Is gas flow always compressible? From Franz Durst's Fluid Mechanics: An Introduction to the Theory of Fluid Flows:

When a fluid element reacts to pressure changes by adjusting its volume and consequently its density, the fluid is called compressible. When no volume or
  density changes occur with pressure or temperature, the fluid is regarded as
  incompressible although, strictly, incompressible fluids do not exist.

So, strictly speaking, although the fluid is always compressible is there a case where gas fluid flow maintains constant density?
 A: At the steady state, the density of a flow will be constant. That's tautological.
Fluids like water can be treated as incompressible because its response to a pressure change is negligible for most practical calculations.

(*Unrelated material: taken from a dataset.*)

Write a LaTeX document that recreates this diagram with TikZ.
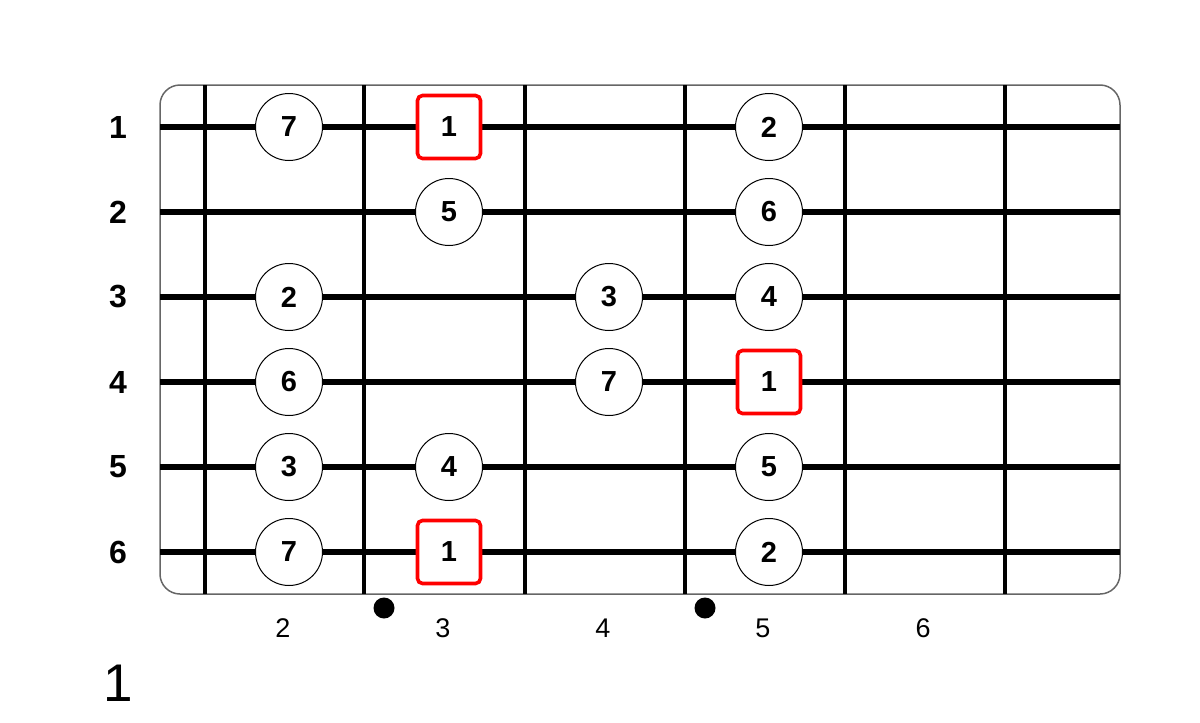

For more information see here.
A: For "normal" gas flows, you can only have a constant density if the fluid pressure is not changing (assuming constant temperature).  Unfortunately, fluid flow requires a pressure drop, so as a gas is flowing down a pipe, the pressure is decreasing, the gas volume is increasing, the density is decreasing, and the gas is slowly accelerating down the pipe as a result.
There may be a theoretical way to increase the gas temperature at the correct rate as it flows down a pipe, such that the increase in temperature causes an increase in pressure, and a corresponding change in density profile such that density remains constant.  However, this would (again) interfere with the pressure drop required to maintain fluid flow, so the answer appears to be "no" for this question.